Pakistan, fils de l'Indus et non fils de l'Inde...

O. Kempf

Commentaires

1. Le vendredi 3 septembre 2010, 21:35 par Françoise

Bonjour Monsieur,
il me semble que - cela n'a rien d'original- une des difficultés de la construction nationale du Pakistan, est justement la fracture qui le traverse , même alors que le morceau bengali, très résistant (une identité culturelle, devenue politique sous le British Raj, très forte) s'en est détaché : la fracture entre le monde "plein" de l'Asie des vallées, plaines et deltas ( l'Asie du riz irrigué et des populations denses) et le monde "vide" (enfin sauf quelques talibans et tribus montagnardes, me suis-je laissé dire...) des montagnes d'Asie Centrale, où les taches de population dense sont les grandes oasis autour des fleuves endoréiques.
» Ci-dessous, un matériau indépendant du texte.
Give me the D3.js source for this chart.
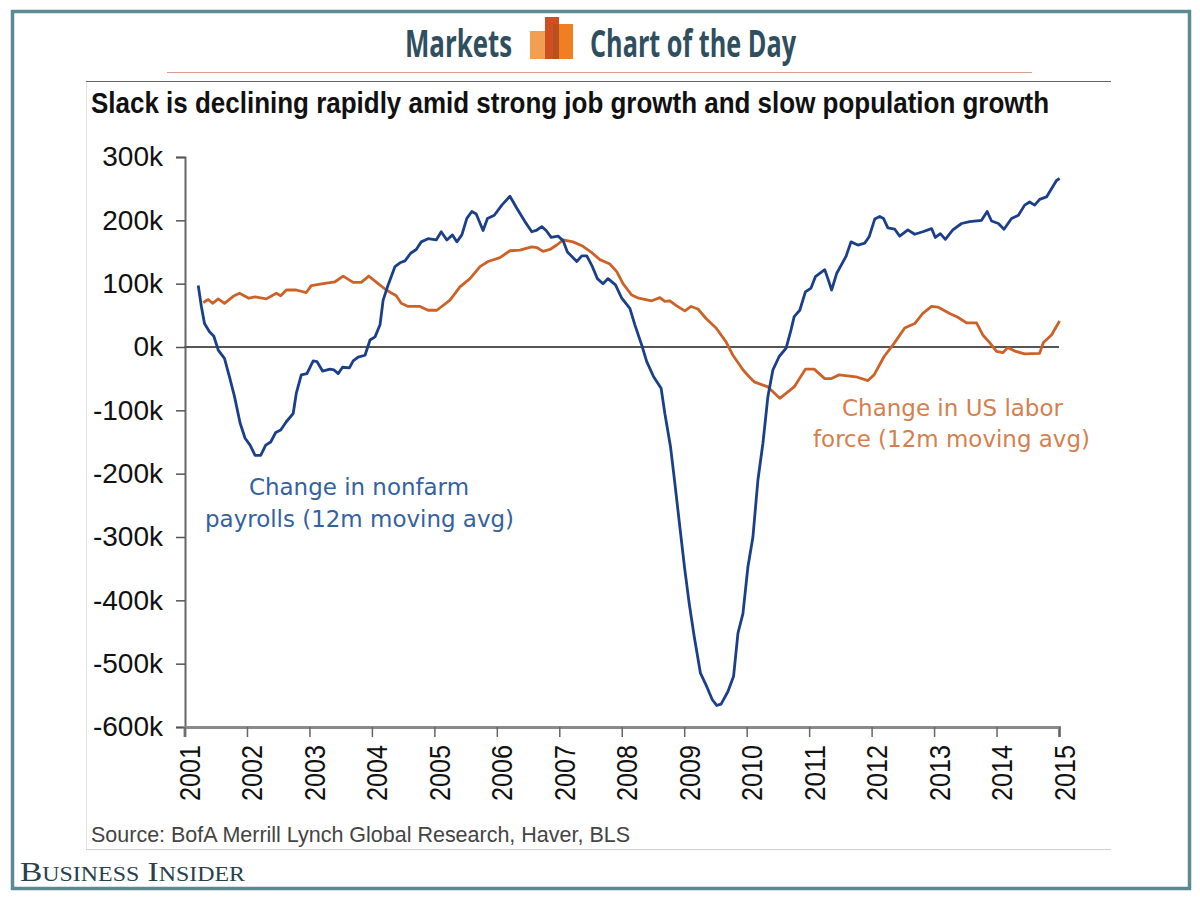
<!DOCTYPE html>
<html><head><meta charset="utf-8">
<script src="https://cdn.jsdelivr.net/npm/d3@7"></script>
<style>html,body{margin:0;padding:0;background:#fff}svg{display:block}</style>
</head><body><svg id="c" width="1200" height="900"></svg>
<script>
const payrollYears=[2001.22,2001.27,2001.32,2001.40,2001.47,2001.54,2001.64,2001.72,2001.80,2001.89,2001.97,2002.05,2002.13,2002.22,2002.30,2002.38,2002.46,2002.54,2002.63,2002.74,2002.79,2002.87,2002.96,2003.06,2003.12,2003.21,2003.33,2003.39,2003.46,2003.53,2003.64,2003.70,2003.78,2003.89,2003.97,2004.05,2004.13,2004.18,2004.26,2004.37,2004.45,2004.53,2004.62,2004.71,2004.79,2004.90,2005.03,2005.11,2005.20,2005.29,2005.36,2005.44,2005.52,2005.60,2005.67,2005.78,2005.85,2005.96,2006.08,2006.21,2006.32,2006.45,2006.56,2006.63,2006.72,2006.79,2006.87,2006.98,2007.06,2007.13,2007.28,2007.36,2007.44,2007.52,2007.61,2007.70,2007.78,2007.90,2008.00,2008.13,2008.21,2008.32,2008.40,2008.51,2008.63,2008.69,2008.78,2008.85,2008.93,2009.01,2009.08,2009.16,2009.26,2009.36,2009.45,2009.52,2009.59,2009.70,2009.79,2009.86,2009.94,2010.02,2010.10,2010.18,2010.26,2010.34,2010.42,2010.52,2010.63,2010.71,2010.76,2010.85,2010.94,2011.03,2011.10,2011.25,2011.30,2011.36,2011.44,2011.59,2011.67,2011.78,2011.89,2011.96,2012.05,2012.13,2012.19,2012.26,2012.37,2012.45,2012.58,2012.69,2012.82,2012.96,2013.02,2013.10,2013.18,2013.30,2013.44,2013.57,2013.76,2013.85,2013.92,2014.03,2014.12,2014.24,2014.35,2014.45,2014.53,2014.61,2014.69,2014.80,2014.88,2014.96,2015.01];
const payrollValues=[97,64,37,24,17,-5,-18,-47,-78,-120,-144,-155,-171,-171,-155,-150,-135,-131,-118,-105,-73,-44,-42,-22,-23,-38,-35,-36,-42,-32,-33,-22,-16,-13,11,16,35,74,98,127,133,136,148,154,166,171,169,182,169,177,166,177,203,214,210,184,203,208,224,238,219,198,182,184,190,184,173,175,168,150,135,144,144,129,108,100,108,98,77,61,35,3,-23,-47,-65,-105,-157,-215,-284,-352,-405,-457,-515,-536,-557,-566,-564,-544,-520,-452,-421,-347,-300,-210,-152,-78,-36,-15,-2,27,48,58,87,93,111,122,108,90,116,143,166,161,164,174,202,206,203,188,186,175,185,178,182,187,173,179,170,185,195,198,200,214,199,195,186,203,208,224,229,224,233,237,250,263,266];
const laborYears=[2001.30,2001.38,2001.45,2001.54,2001.64,2001.78,2001.88,2002.03,2002.13,2002.31,2002.47,2002.54,2002.63,2002.79,2002.95,2003.03,2003.22,2003.41,2003.54,2003.70,2003.83,2003.95,2004.10,2004.23,2004.39,2004.47,2004.58,2004.77,2004.90,2005.04,2005.25,2005.41,2005.57,2005.73,2005.86,2006.05,2006.21,2006.37,2006.56,2006.64,2006.74,2006.85,2006.96,2007.06,2007.22,2007.38,2007.52,2007.65,2007.81,2007.92,2008.02,2008.16,2008.27,2008.48,2008.61,2008.69,2008.77,2008.88,2009.01,2009.11,2009.22,2009.35,2009.51,2009.67,2009.78,2009.94,2010.04,2010.12,2010.34,2010.53,2010.76,2010.94,2011.08,2011.25,2011.35,2011.48,2011.75,2011.94,2012.04,2012.20,2012.34,2012.53,2012.69,2012.82,2012.96,2013.06,2013.25,2013.38,2013.52,2013.68,2013.78,2013.89,2014.00,2014.10,2014.18,2014.31,2014.45,2014.69,2014.75,2014.88,2015.01];
const laborValues=[70,75,69,76,69,80,85,77,79,76,85,81,90,90,86,97,100,103,112,102,102,112,100,90,81,69,64,64,58,58,74,95,108,127,135,141,152,153,158,157,151,154,161,169,166,159,149,138,131,119,100,82,77,73,78,72,73,65,57,64,60,45,30,8,-13,-36,-47,-55,-63,-81,-63,-35,-35,-50,-50,-44,-47,-53,-44,-15,3,30,37,53,64,63,53,47,38,38,19,7,-7,-9,-1,-7,-11,-10,7,19,41];
const yTicks=[300,200,100,0,-100,-200,-300,-400,-500,-600];
const xTicks=[2001,2002,2003,2004,2005,2006,2007,2008,2009,2010,2011,2012,2013,2014,2015];
const titleText="Slack is declining rapidly amid strong job growth and slow population growth";
const sourceText="Source: BofA Merrill Lynch Global Research, Haver, BLS";
const payrollLabel=["Change in nonfarm","payrolls  (12m moving avg)"];
const laborLabel=["Change in US labor","force (12m moving avg)"];

const svg=d3.select("#c");
const x=d3.scaleLinear().domain([2001,2015]).range([184.5,1059]);
const y=d3.scaleLinear().domain([-600,300]).range([727,157]);
const SANS="'Liberation Sans',Arial,sans-serif";
const HEAD="#2f4f5f";

// frame
svg.append("rect").attr("x",12.5).attr("y",11.5).attr("width",1177).attr("height",877)
  .attr("fill","none").attr("stroke","#5c8a92").attr("stroke-width",3.5);

// header
function fitted(t,xx,yy,len,size,fam,weight,fill){
  return svg.append("text").text(t).attr("x",xx).attr("y",yy).attr("textLength",len)
    .attr("lengthAdjust","spacingAndGlyphs").attr("font-family",fam).attr("font-size",size)
    .attr("font-weight",weight).attr("fill",fill);
}
fitted("Markets",405,57,107,37,"'Open Sans',sans-serif",700,HEAD);
fitted("Chart of the Day",590,57,206,37,"'Open Sans',sans-serif",700,HEAD);
const logo=svg.append("g");
logo.append("rect").attr("x",530).attr("y",31).attr("width",16).attr("height",28).attr("fill","#f0a050");
logo.append("rect").attr("x",559).attr("y",24).attr("width",14).attr("height",35).attr("fill","#f07f23");
logo.append("rect").attr("x",545).attr("y",17).attr("width",14).attr("height",42).attr("fill","#cd4f22");
logo.append("rect").attr("x",553).attr("y",24).attr("width",6).attr("height",35).attr("fill","#b8501f");
svg.append("line").attr("x1",167).attr("x2",1032).attr("y1",72.5).attr("y2",72.5).attr("stroke","#dd9c8e").attr("stroke-width",1);

// inner box
svg.append("line").attr("x1",86).attr("x2",1111).attr("y1",81.5).attr("y2",81.5).attr("stroke","#666").attr("stroke-width",1);
svg.append("line").attr("x1",86.5).attr("x2",86.5).attr("y1",82).attr("y2",849).attr("stroke","#e4e4e4");
svg.append("line").attr("x1",86).attr("x2",1111).attr("y1",849.5).attr("y2",849.5).attr("stroke","#cfcfcf");
fitted(titleText,91,113,958,29,SANS,700,"#111");

// axes
const gy=svg.append("g").attr("transform","translate(185,0)")
  .call(d3.axisLeft(y).tickValues(yTicks).tickFormat(d=>d+"k").tickSize(9).tickPadding(13));
gy.selectAll("text").attr("font-family",SANS).attr("font-size",28).attr("fill","#111");
gy.selectAll("line").attr("stroke","#555").attr("stroke-width",1.5);
gy.select(".domain").attr("stroke","#666").attr("stroke-width",2);

const gx=svg.append("g").attr("transform","translate(0,727)")
  .call(d3.axisBottom(x).tickValues(xTicks).tickFormat(d3.format("d")).tickSizeOuter(0).tickSize(10));
gx.selectAll("text").attr("font-family",SANS).attr("font-size",29).attr("fill","#111")
  .attr("text-anchor","end").attr("dy",null).attr("x",0).attr("y",0)
  .attr("transform","translate(15,18) rotate(-90)")
  .attr("textLength",56).attr("lengthAdjust","spacingAndGlyphs");
gx.selectAll("line").attr("stroke","#666").attr("stroke-width",1.5);
gx.select(".domain").attr("stroke","#8a8a8a").attr("stroke-width",3);

// zero line
svg.append("line").attr("x1",x(2001)).attr("x2",x(2015)).attr("y1",y(0)).attr("y2",y(0)).attr("stroke","#555").attr("stroke-width",2);

// series
const line=d3.line().x(d=>x(d[0])).y(d=>y(d[1]));
svg.append("path").attr("d",line(d3.zip(laborYears,laborValues))).attr("fill","none").attr("stroke","#cc6228").attr("stroke-width",2.8).attr("stroke-linejoin","round");
svg.append("path").attr("d",line(d3.zip(payrollYears,payrollValues))).attr("fill","none").attr("stroke","#1b3f88").attr("stroke-width",2.8).attr("stroke-linejoin","round");

// annotations
const AN="'DejaVu Sans',Verdana,sans-serif";
fitted(payrollLabel[0],249,495,220,23,AN,400,"#34629f");
fitted(payrollLabel[1],205,527,309,23,AN,400,"#34629f");
fitted(laborLabel[0],842,416,221,23,AN,400,"#d57f4e");
fitted(laborLabel[1],813,447,277,23,AN,400,"#d57f4e");

// footer
fitted(sourceText,91,842,539,22,SANS,400,"#444");
svg.append("text").attr("x",20).attr("y",881).attr("textLength",225).attr("lengthAdjust","spacingAndGlyphs")
  .attr("font-family","'Liberation Serif',serif").attr("font-size",28).attr("fill","#29404d")
  .style("font-variant","small-caps").text("Business Insider");
</script></body></html>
Ces populations sont fort différentes dans leur cadre de vie et leur organisation sociale . Le monde des castes ne cède-t-il pas devant l'organisation sociale des peuples montagnards -pour simplifier ? Comme en outre les plaines et grandes villes ont vu l'arrivée massive des musulmans(les Mohajir, de langue ourdou) venus d'Inde lors de la Partition, et que ces musulmans ont occupé à la faveur d'un moment politique particulier les places-clefs du pouvoir, il y a encore d'autres fractures à cette mosaïque temporelle et spatiale parfois très désajustée qu'est le Pakistan, même si la multiplicité et les conflits sont un sort commun à toutes les entités étatiques de l'Asie du Sud et du centre.
Tout cela pour demander si l'Indus, fleuve autour duquel s'est formée une des cultures anciennes que l'Inde actuelle revendique aussi comme une de ses filiations (la civilisation d'Harappa), peut constituer un coeur (comme la Loire pour nous , mutatis mutandis, et avec un sourire indulgent pour le culot de la comparaison) à l'identité pakistanaise, gros souci pour nous tous. En tout cas il devrait l'être. La grande fracture du monde, faille qui commence à s'ouvrir avec la conquête Moghol de l'Inde du Nord, sorte de bifurcation de l'Histoire, passe là, entre la plaine de l'Indus et les grandes montagnes, comme elle passe dans la (les) société indienne. Décidément, le Pakistan ne se comprend pas sans l'Inde. Vous me pardonnerez, j'espère, les approximations.
Françoise Riou.
égéa : comme je ne cesse d'approximer sur ce blog, vçous êtes mille fois pardonnée.